Мы, т. е. те, кто помоложе был и не подвергался репрессиям, работали более смело, меньше обращали внимания на эти органы. И надо сказать, они, зная наши отношения с Берией, даже пытались нам в чем–то и больше помогать. Может быть, побаивались, как бы мы не нажаловались на них Берии, что плохо нам помогают.
Поэтому у нас установились с работниками «спецслужб» в целом нормальные, деловые контакты.
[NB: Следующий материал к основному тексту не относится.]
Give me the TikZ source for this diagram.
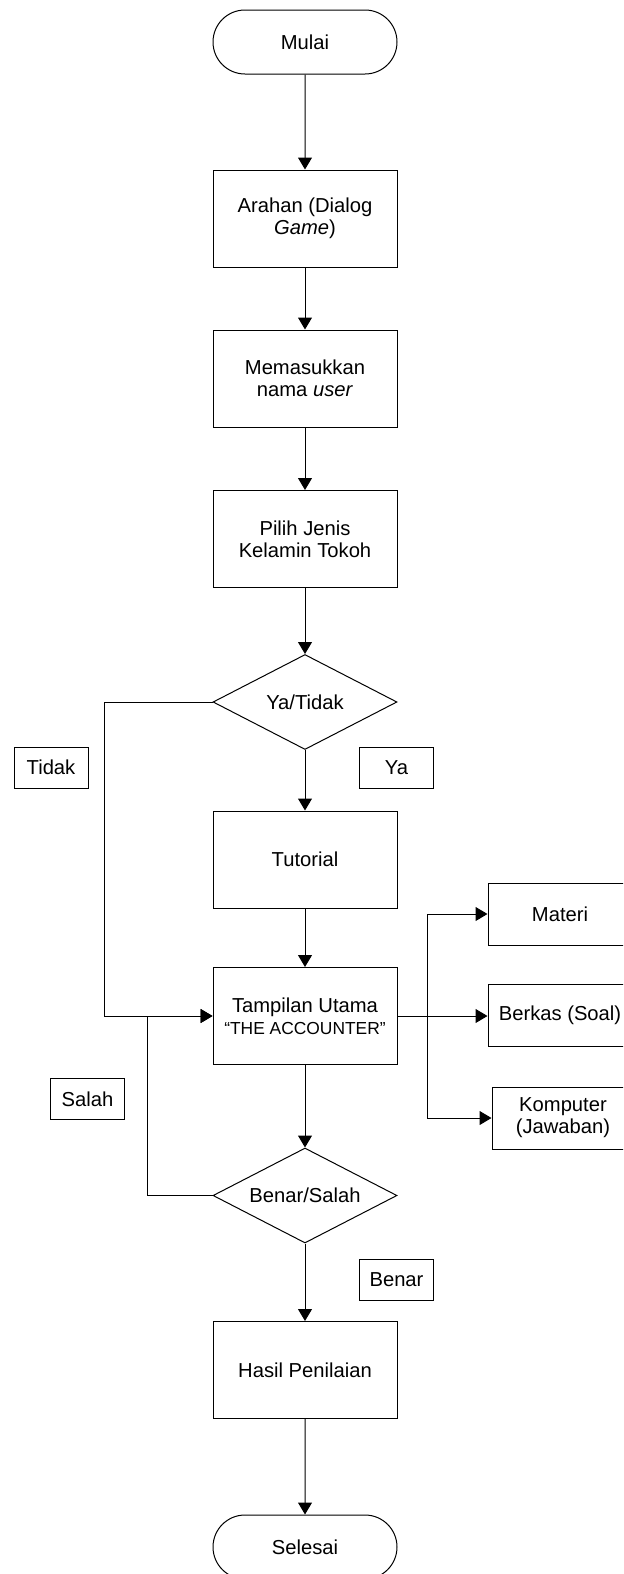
\documentclass[tikz,border=0pt]{standalone}
\usepackage{fontspec}
\setmainfont{Liberation Sans}
\usetikzlibrary{shapes.geometric,shapes.misc,arrows.meta}
\begin{document}
\begin{tikzpicture}[x=0.5pt,y=-0.5pt,
  every node/.style={font=\fontsize{10.1}{11}\selectfont, align=center, inner sep=0pt, line width=0.5pt},
  flow/.style={draw=black, line width=0.5pt, -{Triangle[width=7pt,length=6pt]}},
  link/.style={draw=black, line width=0.5pt},
  proc/.style={draw, rectangle, minimum width=92pt, minimum height=48.5pt},
  term/.style={draw, rounded rectangle, minimum width=92pt, minimum height=32pt},
  decision/.style={draw, diamond, aspect=2, minimum width=92pt, minimum height=47.5pt},
  tag/.style={draw, rectangle, minimum width=37pt, minimum height=20.5pt},
  side/.style={draw, rectangle, minimum width=72pt, minimum height=31pt},
]
\useasboundingbox (0,0) rectangle (623,1574);
\clip (0,0) rectangle (623,1574);

% main column
\node[term] (start) at (305,42) {Mulai};
\node[proc] (arahan) at (305,218.5) {Arahan (Dialog\\\textit{Game})};
\node[proc] (nama) at (305,378.5) {Memasukkan\\nama \textit{user}};
\node[proc] (pilih) at (305,539) {Pilih Jenis\\Kelamin Tokoh};
\node[decision] (yt) at (305,702) {Ya/Tidak};
\node[proc] (tutorial) at (305,859.5) {Tutorial};
\node[proc] (utama) at (305,1016) {Tampilan Utama\\{\fontsize{8.7}{11}\selectfont ``THE ACCOUNTER''}};
\node[decision] (bs) at (305,1195.5) {Benar/Salah};
\node[proc] (hasil) at (305,1370) {Hasil Penilaian};
\node[term] (end) at (305,1547) {Selesai};

% branch labels
\node[tag] (tidak) at (51,767.5) {Tidak};
\node[tag] (ya) at (396.5,767.5) {Ya};
\node[tag] (salah) at (87.5,1099) {Salah};
\node[tag] (benar) at (396.5,1280) {Benar};

% menu items
\node[side] (materi) at (560,914) {Materi};
\node[side] (berkas) at (560,1015.5) {Berkas (Soal)};
\node[side, minimum width=71pt] (komputer) at (563,1118) {Komputer\\(Jawaban)};

% connectors
\draw[flow] (start) -- (arahan);
\draw[flow] (arahan) -- (nama);
\draw[flow] (nama) -- (pilih);
\draw[flow] (pilih) -- (yt);
\draw[flow] (yt.south) -- (tutorial);
\draw[flow] (yt.west) -- ++(-108,0) |- (utama.west);
\draw[flow] (tutorial) -- (utama);
\draw[flow] (utama) -- (bs);
\draw[flow] (bs.west) -- ++(-65,0) |- (utama.west);
\draw[flow] (bs.south) -- (hasil);
\draw[flow] (hasil) -- (end);

\coordinate (fork) at (427,1016);
\draw[link] (utama.east) -- (fork);
\draw[flow] (fork) |- (materi.west);
\draw[flow] (fork) -- (fork -| berkas.west);
\draw[flow] (fork) |- (komputer.west);
\end{tikzpicture}
\end{document}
Необходимо отметить, что в целом мобилизационная готовность нашей промышленности вооружения перед фашистской агрессией была очень хорошей. А вот сейчас, мне представляется, вопрос о мобилизационной готовности военной промышленности как–то рассыпается. Потому что раньше военпреды следили: вот допустим, я технологию на винтовки поменял, они следили, чтобы я обновил боезапасы, заменил соответствующие сорта металла в запасе, заменил заготовку в запасе, заменил станки в запасе. За всем этим следило и Главное артиллерийское управление. Жестко следили, чтобы была хорошая мобилизационная подготовка. И что она была неплохая, подтверждает тот факт, что в первые месяцы войны (особенно в июле, августе, сентябре 1941 г.) у нас рост военного производства шел необычно высокими темпами. Он увеличивался за названные 3 месяца от полутора раз (например, производство пушек) до 9 раз — выпуск автоматов. Поэтому, повторяю, мобилизационная подготовка была вполне хорошей.